The Ottumwa Courier

Local News

March 1, 2013

Road graders struggle to keep up with clearing rural roads

Constant snowfall causes sixth snow day of school year

OTTUMWA — The decision to call the third snow day in a row — and the sixth this school year — was based on the nearly impassable rural roads.

“We have a lot of county roads, and I understand the task the county workers have, therefore sometimes maintaining some of those roads is out of their control,” said Ottumwa Superintendent Davis Eidahl.

At times during snowfall the school district will run buses on “hard surface only” routes.

“That’s what we were hoping to get by with [Thursday] morning,” Eidahl said. “But those hard-surface roads in the county had frozen over overnight, and there was not enough time to get the buses out this morning and running.”

Dan Terrell, superintendent of Wapello County Secondary Roads Department, said the wind plays a major role in making his job even harder.

“Out in the rural area where the wind gets to them more and with it snowing all night last [Wednesday] night, it blowed them back shut,” Terrell said. “There was no way to keep up with it.”

The roads began to open during the day Wednesday, he said, but snow started blowing across and created an icy covering, as well as 2- to 3-foot snow drifts in some areas.

When it snows nearly constantly for days on end, he said his crews are out going over the roads non-stop.

As of Thursday afternoon, the Ottumwa area had received 7-10 inches of snow since Tuesday, according to the National Weather Service in Des Moines.

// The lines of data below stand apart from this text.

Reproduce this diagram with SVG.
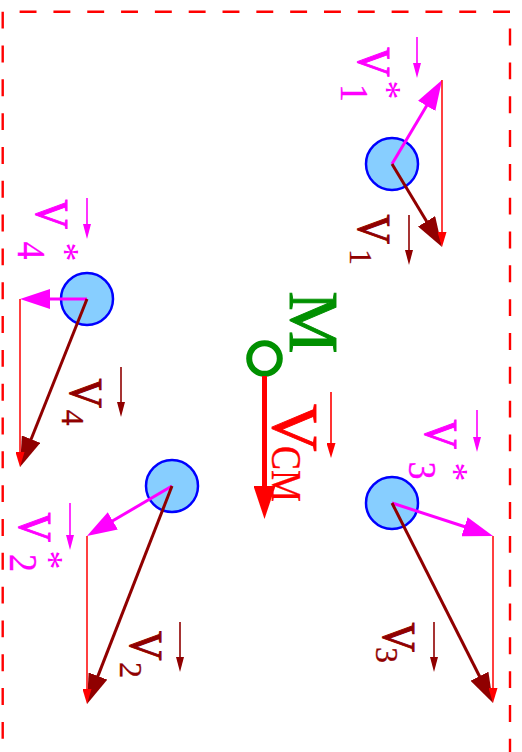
<svg xmlns="http://www.w3.org/2000/svg" width="522" height="752" viewBox="0 0 522 752">
<style>
.t{font-family:"Liberation Serif","Times New Roman",serif;stroke-width:0.9;}
.bigV{font-size:41px;}
.dig{font-size:32px;stroke-width:0.3;}
.pdig{font-size:36px;stroke-width:0.3;}
.star{font-size:38px;stroke-width:0;}
.pk{fill:#FF00FF;stroke:#FF00FF;}
.dr{fill:#900000;stroke:#900000;}
.rd{fill:#FF0000;stroke:#FF0000;}
.gr{fill:#009000;stroke:#009000;}
.ball{fill:#87CEFF;stroke:#0000FF;stroke-width:2.5;}
.border{fill:none;stroke:#FF0000;stroke-width:2.4;stroke-dasharray:16.91 16.91;}
.apk{stroke:#FF00FF;stroke-width:3;fill:none;marker-end:url(#hPk);}
.adr{stroke:#900000;stroke-width:3;fill:none;marker-end:url(#hDr);}
.ard{stroke:#FF0000;stroke-width:1.5;fill:none;marker-end:url(#sRd);}
.spk{stroke:#FF00FF;stroke-width:1.6;fill:none;marker-end:url(#sPk);}
.sdr{stroke:#900000;stroke-width:1.6;fill:none;marker-end:url(#sDr);}
.srd{stroke:#FF0000;stroke-width:1.6;fill:none;marker-end:url(#sRd);}
</style>
<defs>
<marker id="hPk" markerUnits="userSpaceOnUse" markerWidth="31" markerHeight="20" refX="2" refY="10" orient="auto"><path d="M0,0 L30,10 L0,20 z" fill="#FF00FF"/></marker>
<marker id="hDr" markerUnits="userSpaceOnUse" markerWidth="31" markerHeight="20" refX="2" refY="10" orient="auto"><path d="M0,0 L30,10 L0,20 z" fill="#900000"/></marker>
<marker id="sPk" markerUnits="userSpaceOnUse" markerWidth="16" markerHeight="8" refX="2" refY="4" orient="auto"><path d="M0,0 L15,4 L0,8 z" fill="#FF00FF"/></marker>
<marker id="sDr" markerUnits="userSpaceOnUse" markerWidth="16" markerHeight="8" refX="2" refY="4" orient="auto"><path d="M0,0 L15,4 L0,8 z" fill="#900000"/></marker>
<marker id="sRd" markerUnits="userSpaceOnUse" markerWidth="16" markerHeight="9" refX="2" refY="4.5" orient="auto"><path d="M0,0 L15,4.5 L0,9 z" fill="#FF0000"/></marker>
<marker id="hCM" markerUnits="userSpaceOnUse" markerWidth="34" markerHeight="22" refX="2" refY="11" orient="auto"><path d="M0,0 L33,11 L0,22 z" fill="#FF0000"/></marker>
</defs>

<g id="frame">
<path class="border" d="M2.7,11.7 V770"/>
<path class="border" style="stroke-dashoffset:16.91" d="M2.7,11.7 H510 V770"/>
</g>

<g id="particle1"><circle class="ball" cx="392" cy="164" r="26"/></g>
<g id="particle2"><circle class="ball" cx="172" cy="486" r="26"/></g>
<g id="particle3"><circle class="ball" cx="392" cy="503" r="26"/></g>
<g id="particle4"><circle class="ball" cx="87" cy="299" r="26"/></g>

<g id="cm">
<circle cx="264.5" cy="358.5" r="15.3" fill="none" stroke="#009000" stroke-width="6"/>
<g transform="translate(290,291.2) rotate(90)"><text class="t gr" style="font-size:70px">M</text></g>
</g>

<g id="connectors">
<line class="apk" x1="392" y1="164" x2="427.7" y2="104.1"/>
<line class="adr" x1="392" y1="164" x2="427.6" y2="223"/>
<line class="apk" x1="87" y1="299" x2="48" y2="299"/>
<line class="adr" x1="87" y1="299" x2="30.4" y2="441"/>
<line class="apk" x1="172" y1="486" x2="111.1" y2="521.8"/>
<line class="adr" x1="172" y1="486" x2="97.2" y2="677.9"/>
<line class="apk" x1="392" y1="503" x2="466.4" y2="527.3"/>
<line class="adr" x1="392" y1="503" x2="480.4" y2="678"/>
<line class="ard" x1="442" y1="80" x2="442" y2="234"/>
<line class="ard" x1="20" y1="299" x2="20" y2="454"/>
<line class="ard" x1="87" y1="536" x2="87" y2="691"/>
<line class="ard" x1="493" y1="536" x2="493" y2="690"/>
<line x1="264.5" y1="376" x2="264.5" y2="488" stroke="#FF0000" stroke-width="5" marker-end="url(#hCM)"/>
</g>

<g id="label-v1star">
<g transform="translate(358,47.3) rotate(90)"><text class="t bigV pk" transform="scale(1,1.15)">V</text></g>
<g transform="translate(341,84) rotate(90)"><text class="t pdig pk" transform="scale(1,1.12)">1</text></g>
<g transform="translate(375,80.4) rotate(90)"><text class="t star pk">*</text></g>
<line class="spk" x1="417" y1="37" x2="417" y2="65"/>
</g>
<g id="label-v1">
<g transform="translate(358,214.5) rotate(90)"><text class="t bigV dr" transform="scale(1,1.15)">V</text></g>
<g transform="translate(350,249) rotate(90)"><text class="t dig dr">1</text></g>
<line class="sdr" x1="409" y1="215" x2="409" y2="252"/>
</g>
<g id="label-v4star">
<g transform="translate(36,199.5) rotate(90)"><text class="t bigV pk" transform="scale(1,1.15)">V</text></g>
<g transform="translate(18,241.6) rotate(90)"><text class="t pdig pk" transform="scale(1,1.12)">4</text></g>
<g transform="translate(53,242.4) rotate(90)"><text class="t star pk">*</text></g>
<line class="spk" x1="87" y1="198" x2="87" y2="226"/>
</g>
<g id="label-v4">
<g transform="translate(70,378.5) rotate(90)"><text class="t bigV dr" transform="scale(1,1.15)">V</text></g>
<g transform="translate(62,409.6) rotate(90)"><text class="t dig dr">4</text></g>
<line class="sdr" x1="121" y1="367" x2="121" y2="404"/>
</g>
<g id="label-v2star">
<g transform="translate(18.5,512.5) rotate(90)"><text class="t bigV pk" transform="scale(1,1.15)">V</text></g>
<g transform="translate(9.5,554) rotate(90)"><text class="t pdig pk" transform="scale(1,1.12)">2</text></g>
<g transform="translate(37,550.5) rotate(90)"><text class="t star pk">*</text></g>
<line class="spk" x1="70" y1="503" x2="70" y2="537"/>
</g>
<g id="label-v2">
<g transform="translate(130,631) rotate(90)"><text class="t bigV dr" transform="scale(1,1.15)">V</text></g>
<g transform="translate(120,662) rotate(90)"><text class="t dig dr">2</text></g>
<line class="sdr" x1="180" y1="622" x2="180" y2="659"/>
</g>
<g id="label-v3star">
<g transform="translate(425,419.5) rotate(90)"><text class="t bigV pk" transform="scale(1,1.15)">V</text></g>
<g transform="translate(408.5,461.5) rotate(90)"><text class="t pdig pk" transform="scale(1,1.12)">3</text></g>
<g transform="translate(442,462.4) rotate(90)"><text class="t star pk">*</text></g>
<line class="spk" x1="477" y1="410" x2="477" y2="439"/>
</g>
<g id="label-v3">
<g transform="translate(383,622.5) rotate(90)"><text class="t bigV dr" transform="scale(1,1.15)">V</text></g>
<g transform="translate(375.5,647) rotate(90)"><text class="t dig dr">3</text></g>
<line class="sdr" x1="434" y1="622" x2="434" y2="659"/>
</g>
<g id="label-vcm">
<g transform="translate(273,404) rotate(90)"><text class="t rd" style="font-size:66px">V</text></g>
<g transform="translate(272,446) rotate(90)"><text class="t rd" style="font-size:36px;stroke-width:0.3" transform="scale(1,1.15)">CM</text></g>
<line class="srd" x1="331" y1="392" x2="331" y2="445"/>
</g>
</svg>
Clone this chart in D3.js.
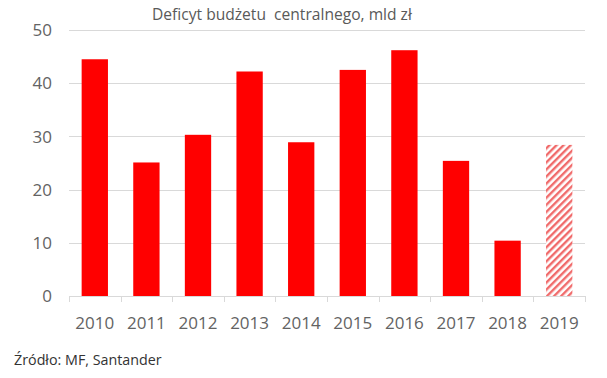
<!DOCTYPE html>
<html><head><meta charset="utf-8">
<script src="https://cdn.jsdelivr.net/npm/d3@7/dist/d3.min.js"></script>
<style>body{margin:0;background:#fff}svg{display:block}</style>
</head><body>
<svg id="c" width="607" height="378"></svg>
<script>
const years = ["2010","2011","2012","2013","2014","2015","2016","2017","2018","2019"];
const deficit = [44.5, 25.1, 30.3, 42.2, 28.9, 42.5, 46.2, 25.4, 10.4, 28.4];
const forecast = [false,false,false,false,false,false,false,false,false,true];
const yTicks = [0,10,20,30,40,50];
const title = "Deficyt budżetu  centralnego, mld zł";
const source = "Źródło: MF, Santander";

const svg = d3.select("#c");
const font = "'Open Sans', sans-serif";
const m = {l:69, r:22};
const W = 607;
const x = d3.scaleBand().domain(years).range([m.l, W - m.r]).paddingInner(0.49).paddingOuter(0.245);
const y = d3.scaleLinear().domain([0,50]).range([296, 30]);

const defs = svg.append("defs");
const pat = defs.append("pattern").attr("id","hatch").attr("patternUnits","userSpaceOnUse")
  .attr("width",5).attr("height",5).attr("patternTransform","rotate(45)");
pat.append("rect").attr("width",5).attr("height",5).attr("fill","#fff");
pat.append("rect").attr("width",2.4).attr("height",5).attr("fill","#f06a6a");

// gridlines
svg.append("g").selectAll("line").data(yTicks.filter(d=>d>0)).join("line")
  .attr("x1", m.l).attr("x2", W - m.r)
  .attr("y1", d=>Math.round(y(d))+0.5).attr("y2", d=>Math.round(y(d))+0.5)
  .attr("stroke","#d9d9d9").attr("stroke-width",1);

// y labels
svg.append("g").selectAll("text").data(yTicks).join("text")
  .attr("x", 52).attr("y", d=>y(d)).attr("dy","0.36em")
  .attr("text-anchor","end").attr("font-family",font).attr("font-size",17)
  .attr("fill","#636363").text(d=>d);

// bars
svg.append("g").selectAll("rect").data(years).join("rect")
  .attr("x", d=>x(d)).attr("width", x.bandwidth())
  .attr("y", (d,i)=>y(deficit[i])).attr("height", (d,i)=>y(0)-y(deficit[i]))
  .attr("fill", (d,i)=>forecast[i] ? "url(#hatch)" : "#ff0000");

// x axis line and ticks
svg.append("line").attr("x1", m.l).attr("x2", W - m.r).attr("y1", y(0)+0.5).attr("y2", y(0)+0.5)
  .attr("stroke","#d9d9d9");
const tickPos = years.map(d => x(d) - x.step()*x.paddingInner()/2);
tickPos.push(W - m.r);
svg.append("g").selectAll("line").data(tickPos).join("line")
  .attr("x1", d=>Math.round(d)+0.5).attr("x2", d=>Math.round(d)+0.5).attr("y1", y(0)).attr("y2", y(0)+6)
  .attr("stroke","#d9d9d9");

// x labels
svg.append("g").selectAll("text").data(years).join("text")
  .attr("x", d=>x(d)+x.bandwidth()/2).attr("y", 329)
  .attr("text-anchor","middle").attr("font-family",font).attr("font-size",17)
  .attr("fill","#636363").text(d=>d);

svg.append("text").attr("x", 152).attr("y", 20)
  .style("white-space","pre")
  .attr("font-family",font).attr("font-size",15.6).attr("fill","#595959").text(title);

svg.append("text").attr("x", 14).attr("y", 365)
  .attr("font-family",font).attr("font-size",14.3).attr("fill","#333").text(source);
</script>
</body></html>
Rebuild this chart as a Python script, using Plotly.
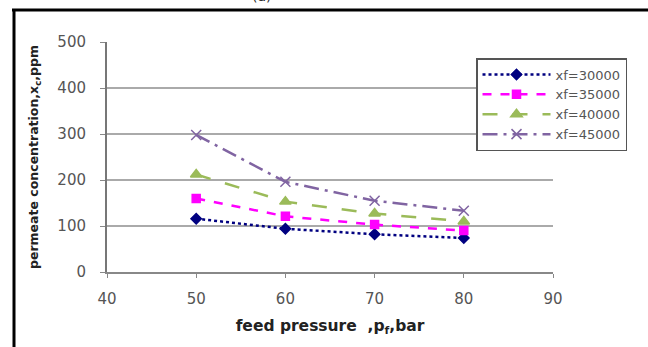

The secondary roads department can’t use its normal sand/salt mixture on gravel roads.

“The salt will melt the ice on the paved road, but that brine it produces doesn’t soak into the paved road. It dries on top of it,” Terrell said. “If that salt gets into that gravel road, it will turn to mud. It makes conditions worse and muddier than they already are.”

His department has 10 road graders that run over all gravel roads in the county, as well as nine trucks on paved county roads.

“Those nine run continuously,” Terrell said. “Then there’s the loader operators working in the shop loading sand and salt. But it’s not enough. There’s more jobs than there are people.”

In total, his department has to clear 700 to 800 miles of county roads.

“When it’s snowing at the rate it’s been snowing the past couple days, it’s too many miles,” he said. “Each operator in the county that runs one of the road graders has got 70-90 miles in one territory.”

This time, since the roads were already frozen and slick before the snow started falling, it has slowed down the process of clearing them.

“It makes it so the road grader can’t run as fast because the blade wants to cut clear down into the dirt on the road,” he said. “You have to go a lot slower to get the snow off.

“In conditions like this when it keeps continually snowing, you’re constantly playing catch-up and going over and over again. The roads will be bladed three to four times before we catch up ... Mother Nature’s got to run its course, and we’re doing the best we can.”

Eidahl said he hears the community’s concerns of having too many snow days, though he said school will start at the regular time today with buses running on hard surfaces only.

Evans Middle School science teacher Tanner Neuberger said snow days are a great chance for teachers to get in extra planning or catch up on work, as well as to simply relax.

But, he said, it makes summer shorter, and especially since he coaches baseball in the summer, it takes away from the time he can devote to his players.

Ottumwa High School teacher Amy Drake said tacking days on to the end of the school year isn’t necessarily the best idea when it pushes the school year into mid-June.

“Students are better behaved when the weather is bad, so not being at school now will just lead to anxious kids in June,” Drake said.

But the snow days are understandable, Neuberger said, since Ottumwa does bus in students from rural areas of the county.

“I was talking with some friends in the school districts in Des Moines who are not having snow days — but they don’t have a lot of rural students,” he said. “That’s where the big problem comes from is getting out to those rural roads in the morning. Our biggest concern is always kids’ safety, but it’s hard to control when the roads are almost pure ice.”

Neuberger agrees with Eidahl’s decision to declare three snow days this week alone.

“He’s thinking about each and every student and their safety,” he said. “He wants them to arrive to school on time, safe and alive.”

Instead of adding school days onto the end of the school year, Neuberger said he would prefer keeping students in school a little longer right now.

“While we have the students now, we can add an extra half hour to the end of the day for a week or two, and I think the students will be fine with that so they have a longer summer,” he said.